Researching Your Old Anacortes House
Step 1: Go to the Skagit County Assessor’s website at www.skagitcounty.net. Click on records search. Click on Assessor’s office and site address. Fill in the address you wish to research and then note the Parcel, Block, and Lot(s) numbers.
- Example: P12345, Block 78, lots 1 and 2
Step 2: Go to the Land Title Company of Skagit County, 111 E. George Hopper Rd, Burlington, WA or call (360) 707-2158 and ask for the Anacortes Plat book. Most of the houses in Old Town are located in the original plat of Anacortes. The staff at Land Title is very helpful.
- Using the Block number, locate the pages in the Plat book for your block. The Block numbers are in the upper right corner.
- Go down the page looking for lot numbers. Note all the data, including the column that lists volume and page or the file number (this refers to the Skagit Country Auditor’s records) for each line with your lot number(s).
- Sample entry: John P. Hoyt & hw [his wife] Lettie [to] James A. Smith; 1/2/1891 [date of recording]; WD [type of deed, in this case a warranty deed]; 9 &10 [lot numbers] vol 10, p.25 [volume and page number of the auditor’s records]
- Sometimes, instead of volume and page, you will see a file number. Note this file number.
- If you prefer, you can hire a local title company to do this portion of your research. Cost: approximately $100.
Step 3: Armed with a list of owners’ names over the years and the volume and page numbers of the sales records (or file number), you can then go to the Recording Department of the Auditor’s office at 2nd and Kincaid in Mount Vernon, and request to look at the microfilmed deeds relating to your property number. Your search will be simplified if you have the volume and page number of the deed. For a small fee, you can obtain photocopies of the deeds you find. The Auditor’s clerks will also do your research for a fee.
Step 4: This step is optional, but it will give you more complete data. Go to the Assessor’s office in Mount Vernon and ask to see the 1973 “Blue Books.” These books contain data from 1973 including a photo of the building and a drawing that includes the exterior dimensions.
Step 5: Check Sanborn Fire Insurance Maps, which are available at the Anacortes Museum and the Skagit County Historical Museum in La Conner. These maps, done for the Sanborn Insurance Company in the early part of the 20th century, are very detailed and show the location of buildings.
Step 6: City Directories. The Anacortes Museum has a number of city directories, including some Polk Directories for Skagit County, which are a very useful research aid. Once you have a name and date associated with your property, you can use a directory to gather additional information about the owner, including his/her occupation, where they worked, whether they owned the home or were boarders (residents) and the date of their affiliation with a particular address.

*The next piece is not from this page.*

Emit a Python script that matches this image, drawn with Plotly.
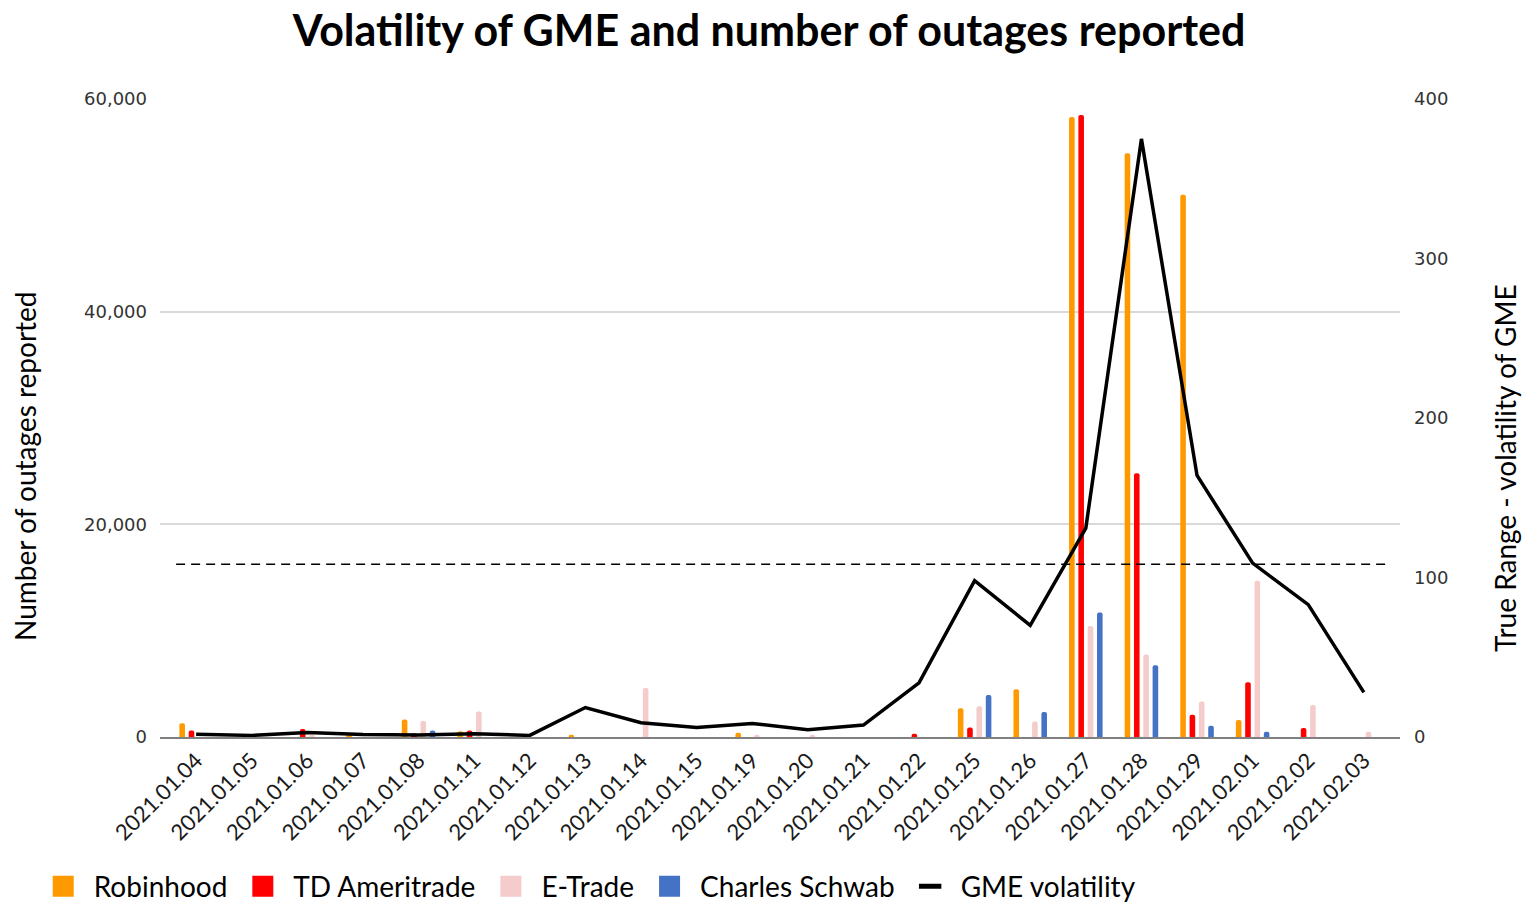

Sample entries from Polk directories:
Mattice, Wallace J. - asst cashr Citizen's Bank (Georgia M) h 10th nr L
Brinck, Chas J. (Desire) lab, AL&B Co, home 1219 10th.
h = home owner; r or b = a boarder or resident (not a home owner); a guide to abbreviations is usually located in the front of the directory.
The Anacortes Museum has Polk directories for 1902, 1905, 1911-12, 1917, 1921-22 and beyond. The State Archives on the Western Washington University campus in Bellingham has a Polk Directory for 1908. Skagit County Historical Museum also has some Polk directories, but you will need to call for an appointment ahead of time.
Step 7: Tax Documents: The tax rolls of Skagit County (Real Property Tax Rolls of Skagit County, State of Washington for the Year of ----) are located at the Archives in Bellingham. These are organized by block and lot number and show tax information for any given year. Often you can pinpoint the date your house was built if a sudden jump in value occurs.
Step 8: Filling in the gaps: For those who wish to do further research, there are a number of additional resources located at the Anacortes Museum and at the State Archives in Bellingham. For example, cemetery records located at the Museum usually provide an individual’s date of death and sometimes date of birth and other information. The Museum also maintains files on a number of early residents so you can gather additional information on an owner’s life. Other interesting resources include census, marriage, and birth records, as well as the Social Security Death Index for Washington that are available on-line at the Digital Archives. Family Search is another free, on-line source of this kind of information.